Realty Majors Achieve 30 Percent of FY26 Pre-Sales Target in Q1
By Team Homes | Monday, 01 September 2025

Realty Majors Achieve 30 Percent of FY26 Pre-Sales Target in Q1

Realty Majors Achieve 30 Percent of FY26 Pre-Sales Target in Q1

In spite of macroeconomic headwinds and high housing costs, India's listed Realty Top 10 developers are well-placed to achieve their lofty pre-sales target of Rs.1.49 lakh crore for FY26. As per ANAROCK Research, the group has already crossed nearly 30 percent, Rs.44,317 crore of the mark in Q1.

"Top 10 listed developers' investor presentations and regulatory filings indicate that nearly 30 percent of the pre-sales target has already been secured in Q1 FY26. They are well-set to reach more than Rs.1.49 lakh crore," ANAROCK stated in its report.

Among standalone players, DLF Ltd. and Prestige Estates have led early on, reaching 52 percent and 45 percent of their full-year pre-sales targets, respectively. 

Key Highlights:

  • Top 10 listed realty firms clocked Rs.44,317 crore pre-sales in Q1 FY26, 30 percent of their annual target of Rs.1.49 lakh crore
  • DLF and Prestige Estates led with 52 percent and 45 percent of their yearly sales goals achieved in just one quarter
  • Developers’ net debt-to-equity ratio dropped to 0.05 in FY25, reflecting a 90 percent fall since FY17, boosting investor confidence

"DLF has achieved close to 52 percent of its Rs.20,000 to 22,000 crore target in the first quarter alone, while Prestige has reached almost 45 percent of its Rs.27,000 crore target," stated Anuj Puri, Chairman, ANAROCK Group.

The report also noted a steep increase in land buying. In H1 2025 alone, 2,898 acres were bought under 76 deals—1.15 times the deals that were closed in the entire year of 2024.
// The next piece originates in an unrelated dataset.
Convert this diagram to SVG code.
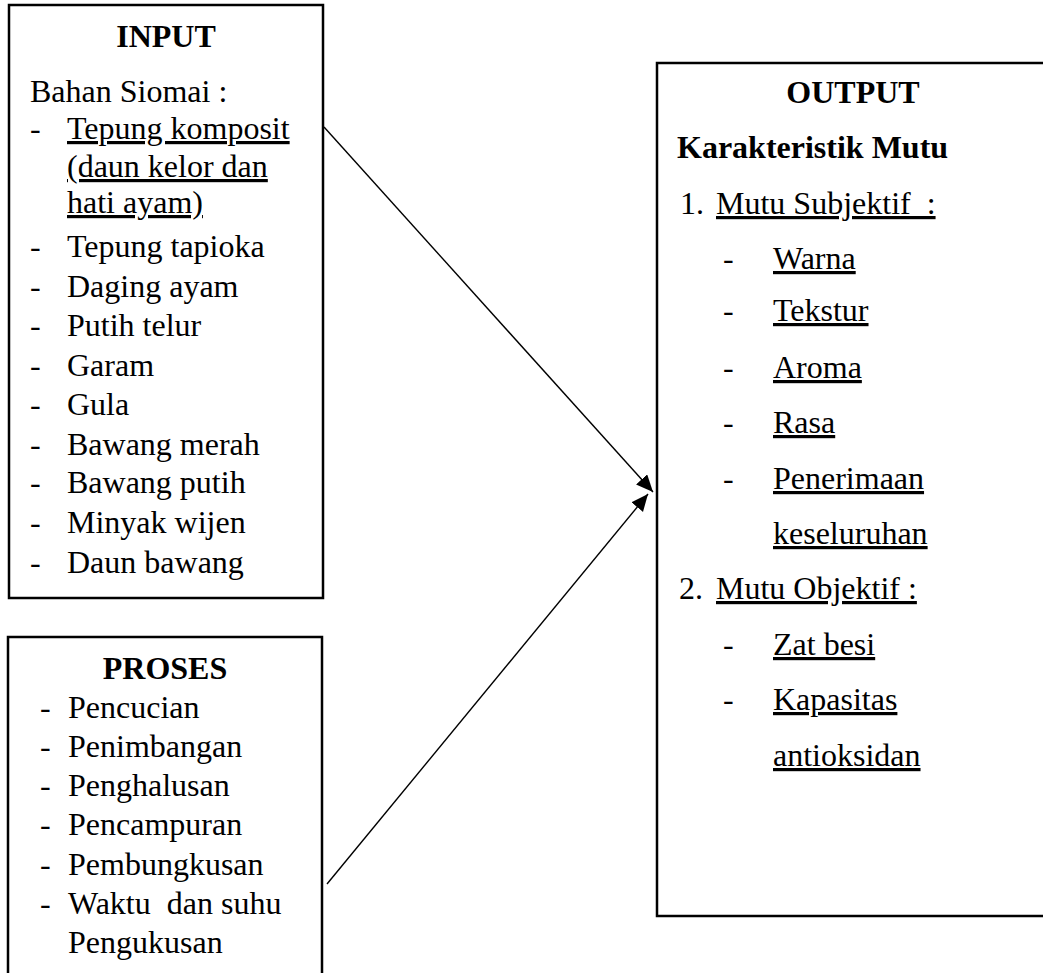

Most importantly, balance sheets have improved after decades of deleveraging. The mean net debt-to-equity ratio for listed developers declined to 0.05 in FY25 from a high of 0.55 in FY17, a 90 percent decline. "This deleveraging period will benefit Indian real estate in the long run. With low D/E levels and healthy equity flows, developers can now grow strategically and establish consumer confidence," said Puri.

Also Read: The Rise of Commercial Real Estate in New Gurgaon: A Game Changer for Investors

Industry experts opine that the shift of the sector from leverage-driven to balance-sheet-driven growth has increased investor optimism, thereby making it more appealing for institutional and foreign capital inflows.